INFORMATION SUPPLIED start

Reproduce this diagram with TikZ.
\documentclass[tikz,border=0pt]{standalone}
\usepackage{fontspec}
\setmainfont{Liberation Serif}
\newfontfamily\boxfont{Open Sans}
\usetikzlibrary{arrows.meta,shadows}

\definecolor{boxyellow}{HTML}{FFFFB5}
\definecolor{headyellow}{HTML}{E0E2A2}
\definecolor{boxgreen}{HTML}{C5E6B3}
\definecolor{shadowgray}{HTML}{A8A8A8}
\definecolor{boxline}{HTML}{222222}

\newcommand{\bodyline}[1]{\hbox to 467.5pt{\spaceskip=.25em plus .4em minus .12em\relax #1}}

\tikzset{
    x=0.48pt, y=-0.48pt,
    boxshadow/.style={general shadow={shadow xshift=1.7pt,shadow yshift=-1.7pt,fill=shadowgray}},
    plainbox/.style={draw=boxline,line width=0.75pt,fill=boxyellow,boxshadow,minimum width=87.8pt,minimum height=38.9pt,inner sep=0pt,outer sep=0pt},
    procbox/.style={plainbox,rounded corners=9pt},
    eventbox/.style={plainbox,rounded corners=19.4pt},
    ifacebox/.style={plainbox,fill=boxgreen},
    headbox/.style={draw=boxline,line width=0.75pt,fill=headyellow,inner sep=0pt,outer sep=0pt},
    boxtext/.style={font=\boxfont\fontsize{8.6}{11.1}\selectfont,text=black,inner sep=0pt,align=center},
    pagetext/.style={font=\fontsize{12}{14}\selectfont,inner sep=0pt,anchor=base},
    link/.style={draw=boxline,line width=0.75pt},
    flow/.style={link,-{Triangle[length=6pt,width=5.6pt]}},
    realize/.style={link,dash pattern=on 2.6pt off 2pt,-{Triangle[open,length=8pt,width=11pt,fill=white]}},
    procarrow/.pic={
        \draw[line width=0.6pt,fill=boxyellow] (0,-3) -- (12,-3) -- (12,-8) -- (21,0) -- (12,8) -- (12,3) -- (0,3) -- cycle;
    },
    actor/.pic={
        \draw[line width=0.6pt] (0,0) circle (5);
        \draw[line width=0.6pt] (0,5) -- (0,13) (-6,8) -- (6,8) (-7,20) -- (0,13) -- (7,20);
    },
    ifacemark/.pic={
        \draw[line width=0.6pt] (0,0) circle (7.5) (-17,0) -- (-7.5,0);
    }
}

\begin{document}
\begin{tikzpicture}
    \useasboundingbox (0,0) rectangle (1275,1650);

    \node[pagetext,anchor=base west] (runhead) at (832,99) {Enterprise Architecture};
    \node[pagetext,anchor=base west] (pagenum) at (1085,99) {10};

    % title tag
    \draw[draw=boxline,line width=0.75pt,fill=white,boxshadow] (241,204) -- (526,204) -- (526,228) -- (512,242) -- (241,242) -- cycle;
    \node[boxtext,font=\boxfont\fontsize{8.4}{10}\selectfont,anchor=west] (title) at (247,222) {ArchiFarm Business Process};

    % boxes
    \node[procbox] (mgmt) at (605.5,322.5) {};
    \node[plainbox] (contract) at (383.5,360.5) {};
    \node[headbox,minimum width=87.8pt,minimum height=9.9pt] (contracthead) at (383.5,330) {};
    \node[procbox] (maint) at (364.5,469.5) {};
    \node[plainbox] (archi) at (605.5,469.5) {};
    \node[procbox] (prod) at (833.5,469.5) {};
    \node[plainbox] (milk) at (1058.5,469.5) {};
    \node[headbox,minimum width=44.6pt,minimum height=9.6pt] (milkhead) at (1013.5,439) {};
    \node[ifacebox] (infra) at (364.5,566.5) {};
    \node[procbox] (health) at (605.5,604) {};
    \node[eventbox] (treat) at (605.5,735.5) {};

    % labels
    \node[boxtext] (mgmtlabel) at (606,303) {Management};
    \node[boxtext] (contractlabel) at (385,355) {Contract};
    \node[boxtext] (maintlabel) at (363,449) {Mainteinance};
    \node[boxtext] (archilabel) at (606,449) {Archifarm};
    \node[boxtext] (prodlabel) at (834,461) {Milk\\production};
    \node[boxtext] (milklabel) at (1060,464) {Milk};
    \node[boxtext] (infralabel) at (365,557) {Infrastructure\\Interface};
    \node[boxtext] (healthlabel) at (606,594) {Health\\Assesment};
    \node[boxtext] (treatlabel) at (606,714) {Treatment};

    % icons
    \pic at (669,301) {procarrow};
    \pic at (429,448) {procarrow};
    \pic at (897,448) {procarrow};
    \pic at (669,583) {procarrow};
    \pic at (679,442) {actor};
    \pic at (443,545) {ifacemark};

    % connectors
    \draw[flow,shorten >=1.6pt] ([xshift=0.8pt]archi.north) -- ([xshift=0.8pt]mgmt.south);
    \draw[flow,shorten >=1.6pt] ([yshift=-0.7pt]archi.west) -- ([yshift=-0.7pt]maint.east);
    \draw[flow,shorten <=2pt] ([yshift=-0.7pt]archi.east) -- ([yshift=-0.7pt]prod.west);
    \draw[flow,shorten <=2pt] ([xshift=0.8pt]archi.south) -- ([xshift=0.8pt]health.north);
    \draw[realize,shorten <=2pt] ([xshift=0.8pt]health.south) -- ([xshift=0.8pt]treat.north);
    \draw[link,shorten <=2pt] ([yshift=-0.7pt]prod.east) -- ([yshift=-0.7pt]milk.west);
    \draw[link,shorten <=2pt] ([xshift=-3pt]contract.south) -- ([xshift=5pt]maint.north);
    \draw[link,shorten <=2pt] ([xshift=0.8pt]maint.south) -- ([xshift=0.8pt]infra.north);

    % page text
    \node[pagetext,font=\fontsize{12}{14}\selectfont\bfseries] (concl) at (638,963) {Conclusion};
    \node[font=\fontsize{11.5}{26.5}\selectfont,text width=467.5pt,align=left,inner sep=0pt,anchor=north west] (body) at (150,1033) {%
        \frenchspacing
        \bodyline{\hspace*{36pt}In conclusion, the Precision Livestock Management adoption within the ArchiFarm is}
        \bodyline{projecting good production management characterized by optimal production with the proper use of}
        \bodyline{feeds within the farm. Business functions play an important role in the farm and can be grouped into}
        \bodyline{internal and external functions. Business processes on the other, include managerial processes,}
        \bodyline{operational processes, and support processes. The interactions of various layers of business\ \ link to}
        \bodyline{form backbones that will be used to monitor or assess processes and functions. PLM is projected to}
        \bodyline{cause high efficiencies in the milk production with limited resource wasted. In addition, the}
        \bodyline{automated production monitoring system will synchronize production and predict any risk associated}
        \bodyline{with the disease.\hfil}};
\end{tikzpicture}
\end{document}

INFORMATION SUPPLIED end

◆ JOB
Exactly as they appear, please write out the lines from the opening of the listing above down to the line containing "plus .4em minus", with both end lines included.

◆ EXERCISE RESULT
Reproduce this diagram with TikZ.
\documentclass[tikz,border=0pt]{standalone}
\usepackage{fontspec}
\setmainfont{Liberation Serif}
\newfontfamily\boxfont{Open Sans}
\usetikzlibrary{arrows.meta,shadows}

\definecolor{boxyellow}{HTML}{FFFFB5}
\definecolor{headyellow}{HTML}{E0E2A2}
\definecolor{boxgreen}{HTML}{C5E6B3}
\definecolor{shadowgray}{HTML}{A8A8A8}
\definecolor{boxline}{HTML}{222222}

\newcommand{\bodyline}[1]{\hbox to 467.5pt{\spaceskip=.25em plus .4em minus .12em\relax #1}}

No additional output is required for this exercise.